The comments were made as the Hamburg-based company confirmed that it tripled profits in the first half of the year.

Group profit was €8.7bn ($9.5bn) in the six months to the end of June, up from €2.72bn in the same period last year.

That “extraordinarily strong business performance” was a result of “significantly improved freight rates”, Habben Jansen said.

Average freight rates rose to $2,855 per teu from $1,612 per teu in the same period last year.

Together with a stronger US dollar, that lifted revenues to €17bn.

Cost increases

Habben Jansen said the carrier has been hit by a steep rise in all cost categories, which is increasing pressure on unit costs, including much higher expenses for container handling and chartering ships.

It was also hit by a 67% increase in the average bunker consumption price.

Bunkers in the first half averaged $703 per tonne, compared with $421 per tonne in the same period last year.

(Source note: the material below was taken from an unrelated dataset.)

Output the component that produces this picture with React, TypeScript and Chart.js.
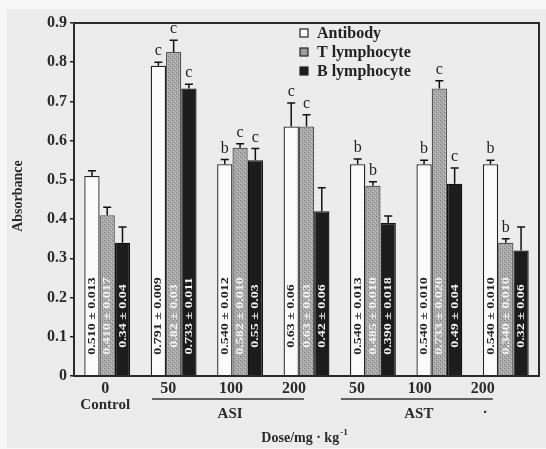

The results come as no surprise after the company upgraded its profit forecast on 28 July, upgrading projections for Ebitda in the range of $19.5bn to $21.5bn this year.

That is about $5bn higher than previously forecast in April and compares with Ebitda of €10bn in the first half.

The profit boost has helped lift shares in the German carrier to around €340 at the start of trading on Thursday, more than €100 higher than where they traded in early July.

This rise in share value has added about $17bn to the market capitalisation of the Frankfurt-listed outfit in recent weeks, according to companiesmarketcap.com.

Hapag-Lloyd said global supply chains remained under pressure in the first half because of persistent capacity bottlenecks in ports and congested hinterland infrastructures, resulting in longer turnaround times for ships and containers.

Transport volumes were on a par with the prior-year level, at 6m teu.

The company flagged future uncertainties due to the war in Ukraine and Covid-19.